| name | notifications |
| description | Sends Signal message notifications to the user. Use when a long task is complete, something interesting was found, or user attention is needed. |
| version | 1.0.0 |
| author | system |
| tools | ["send_notification"] |
| dependencies | [] |
Notifications
When to Use
- Long task complete →
send_notification
- Found something interesting →
send_notification
- Need user attention →
send_notification
Image Attachments
When sending notifications about generated images, include the image_ids parameter with the IDs returned by generate_image or save_generated_image. This will attach the actual images to the Signal message so the user can see them on their phone.
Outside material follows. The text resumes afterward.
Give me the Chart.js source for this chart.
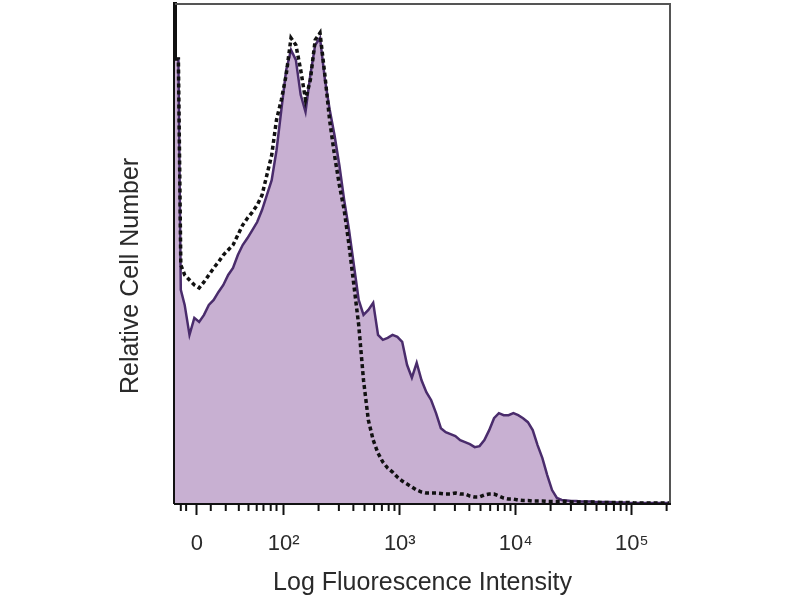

Example: After generating images, call send_notification with image_ids: ["cmlzfwg8y...", "cmlzfwvad..."] to deliver them via Signal.
File Attachments
To send workspace files via Signal, always use the file_paths parameter — never paste markdown links to local paths in the message text. Local-path links don't open from a phone; the bridge handles delivery for you.
Example: send_notification with message: "Wrote the spec" and file_paths: ["mars_project/spec.md", "mars_project/timeline.md"]
Delivery rules (handled by the Signal bridge):
- Images (
.jpg .jpeg .png .gif .webp .bmp) — pushed inline, the user sees them immediately.
- Everything else (
.md .txt .pdf .csv .json source code, etc.) — queued for pull-on-demand. The user gets a hint like 📎 2 files ready — reply "show me the files" to receive. and can request them when they're ready to read on a real screen.
Don't worry about which bucket each path falls into — just pass the paths. The bridge sorts it out so the user isn't spammed with markdown attachments while still getting your generated images right away.
You can combine image_ids (for generated images) and file_paths (for workspace files) in the same notification.